**Set problem:**
Each line of the listing that contains the word "draw" is to be copied.

**Source excerpt:**
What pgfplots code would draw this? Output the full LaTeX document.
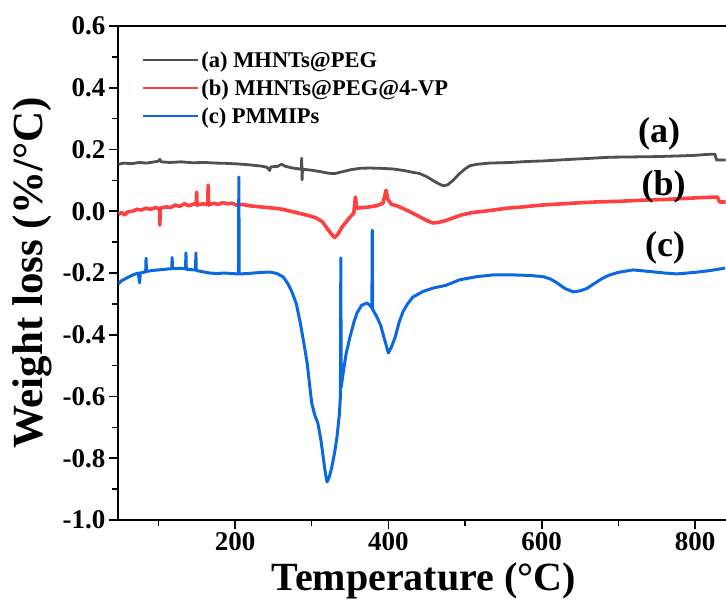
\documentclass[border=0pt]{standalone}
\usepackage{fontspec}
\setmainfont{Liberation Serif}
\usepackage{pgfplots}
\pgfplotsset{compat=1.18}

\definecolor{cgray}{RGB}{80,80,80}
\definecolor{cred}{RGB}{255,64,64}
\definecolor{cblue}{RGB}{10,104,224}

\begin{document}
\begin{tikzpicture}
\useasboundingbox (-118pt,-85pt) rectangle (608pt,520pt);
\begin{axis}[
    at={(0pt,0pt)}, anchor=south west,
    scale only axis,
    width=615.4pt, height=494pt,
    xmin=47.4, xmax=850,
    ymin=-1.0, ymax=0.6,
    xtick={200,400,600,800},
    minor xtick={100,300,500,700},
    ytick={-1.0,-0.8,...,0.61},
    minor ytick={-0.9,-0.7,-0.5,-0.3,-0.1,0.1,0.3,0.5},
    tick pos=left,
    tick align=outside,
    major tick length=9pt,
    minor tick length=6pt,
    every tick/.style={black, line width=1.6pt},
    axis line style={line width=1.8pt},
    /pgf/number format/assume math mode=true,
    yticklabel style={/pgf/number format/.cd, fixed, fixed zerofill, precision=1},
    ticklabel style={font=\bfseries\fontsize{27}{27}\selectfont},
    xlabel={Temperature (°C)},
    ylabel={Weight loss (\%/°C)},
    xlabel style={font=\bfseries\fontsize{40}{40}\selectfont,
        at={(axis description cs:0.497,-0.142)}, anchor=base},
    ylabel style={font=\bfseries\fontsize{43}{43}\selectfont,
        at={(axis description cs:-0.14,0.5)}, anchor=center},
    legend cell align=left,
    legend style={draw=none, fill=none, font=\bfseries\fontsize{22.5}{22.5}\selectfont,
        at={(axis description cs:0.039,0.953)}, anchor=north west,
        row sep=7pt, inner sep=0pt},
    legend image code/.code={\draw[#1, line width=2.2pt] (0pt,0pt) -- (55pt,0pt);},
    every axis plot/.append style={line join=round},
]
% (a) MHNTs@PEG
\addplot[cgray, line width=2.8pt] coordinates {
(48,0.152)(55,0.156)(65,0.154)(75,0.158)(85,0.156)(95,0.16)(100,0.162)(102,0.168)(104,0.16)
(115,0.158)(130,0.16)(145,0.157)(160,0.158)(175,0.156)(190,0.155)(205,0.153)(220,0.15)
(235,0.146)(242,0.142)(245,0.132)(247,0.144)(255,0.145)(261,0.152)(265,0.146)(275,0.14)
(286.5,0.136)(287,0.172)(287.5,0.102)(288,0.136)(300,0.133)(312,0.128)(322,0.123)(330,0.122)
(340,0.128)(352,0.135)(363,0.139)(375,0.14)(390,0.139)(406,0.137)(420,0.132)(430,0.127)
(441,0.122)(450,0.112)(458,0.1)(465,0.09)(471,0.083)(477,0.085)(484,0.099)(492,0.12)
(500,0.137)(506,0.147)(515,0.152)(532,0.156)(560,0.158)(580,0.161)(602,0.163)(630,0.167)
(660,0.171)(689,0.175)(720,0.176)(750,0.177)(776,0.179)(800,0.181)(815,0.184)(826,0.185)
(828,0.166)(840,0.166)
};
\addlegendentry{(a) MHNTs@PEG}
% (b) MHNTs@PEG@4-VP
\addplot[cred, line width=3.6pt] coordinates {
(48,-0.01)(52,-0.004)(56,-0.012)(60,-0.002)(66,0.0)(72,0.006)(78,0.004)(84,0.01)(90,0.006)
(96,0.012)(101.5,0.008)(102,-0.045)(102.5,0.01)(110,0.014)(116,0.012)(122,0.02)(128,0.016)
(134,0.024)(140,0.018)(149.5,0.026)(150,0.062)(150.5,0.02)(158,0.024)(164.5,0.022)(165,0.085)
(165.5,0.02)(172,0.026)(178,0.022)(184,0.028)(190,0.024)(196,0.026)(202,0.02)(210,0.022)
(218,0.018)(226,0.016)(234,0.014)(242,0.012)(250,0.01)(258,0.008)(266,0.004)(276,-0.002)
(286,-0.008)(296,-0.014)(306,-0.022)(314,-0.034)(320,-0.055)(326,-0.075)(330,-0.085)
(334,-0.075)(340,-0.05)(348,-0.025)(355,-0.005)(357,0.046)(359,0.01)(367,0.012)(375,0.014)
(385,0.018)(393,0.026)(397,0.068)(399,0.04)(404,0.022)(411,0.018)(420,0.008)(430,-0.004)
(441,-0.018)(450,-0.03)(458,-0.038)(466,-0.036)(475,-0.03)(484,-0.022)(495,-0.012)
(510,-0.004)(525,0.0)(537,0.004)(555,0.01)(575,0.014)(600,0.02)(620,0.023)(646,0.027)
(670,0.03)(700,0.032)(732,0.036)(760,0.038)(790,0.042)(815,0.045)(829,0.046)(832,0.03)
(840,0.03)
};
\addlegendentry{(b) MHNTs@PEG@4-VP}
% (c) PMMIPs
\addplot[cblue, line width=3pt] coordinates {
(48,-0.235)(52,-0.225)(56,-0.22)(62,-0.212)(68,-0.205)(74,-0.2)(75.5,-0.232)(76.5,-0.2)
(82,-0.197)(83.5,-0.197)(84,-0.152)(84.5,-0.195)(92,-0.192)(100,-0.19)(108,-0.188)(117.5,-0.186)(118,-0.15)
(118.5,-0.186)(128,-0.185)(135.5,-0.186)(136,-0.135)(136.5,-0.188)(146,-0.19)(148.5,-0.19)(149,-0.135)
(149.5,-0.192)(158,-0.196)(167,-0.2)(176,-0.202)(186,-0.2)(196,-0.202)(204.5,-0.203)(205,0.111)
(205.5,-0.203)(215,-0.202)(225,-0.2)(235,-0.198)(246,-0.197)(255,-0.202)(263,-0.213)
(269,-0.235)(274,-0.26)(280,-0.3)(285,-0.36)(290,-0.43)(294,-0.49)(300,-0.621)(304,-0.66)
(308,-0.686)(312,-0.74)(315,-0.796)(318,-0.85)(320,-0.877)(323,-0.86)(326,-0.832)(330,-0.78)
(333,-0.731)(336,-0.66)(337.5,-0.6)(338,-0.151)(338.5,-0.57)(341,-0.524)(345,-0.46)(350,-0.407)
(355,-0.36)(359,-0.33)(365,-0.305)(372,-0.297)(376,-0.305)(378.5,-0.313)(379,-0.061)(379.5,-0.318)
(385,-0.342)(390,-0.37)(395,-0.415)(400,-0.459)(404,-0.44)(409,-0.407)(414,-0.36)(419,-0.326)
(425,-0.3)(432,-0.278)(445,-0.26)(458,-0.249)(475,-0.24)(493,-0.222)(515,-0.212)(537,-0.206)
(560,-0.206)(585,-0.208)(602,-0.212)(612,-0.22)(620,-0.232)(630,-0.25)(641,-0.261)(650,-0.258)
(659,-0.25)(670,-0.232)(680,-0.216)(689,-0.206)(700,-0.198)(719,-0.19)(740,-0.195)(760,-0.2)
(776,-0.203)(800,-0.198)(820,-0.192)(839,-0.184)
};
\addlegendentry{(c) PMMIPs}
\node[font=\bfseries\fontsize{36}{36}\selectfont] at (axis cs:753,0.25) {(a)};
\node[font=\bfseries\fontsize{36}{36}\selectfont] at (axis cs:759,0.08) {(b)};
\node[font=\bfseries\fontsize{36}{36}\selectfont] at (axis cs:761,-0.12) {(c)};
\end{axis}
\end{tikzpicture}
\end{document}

**Output for this exercise:**
What pgfplots code would draw this? Output the full LaTeX document.
    legend style={draw=none, fill=none, font=\bfseries\fontsize{22.5}{22.5}\selectfont,
    legend image code/.code={\draw[#1, line width=2.2pt] (0pt,0pt) -- (55pt,0pt);},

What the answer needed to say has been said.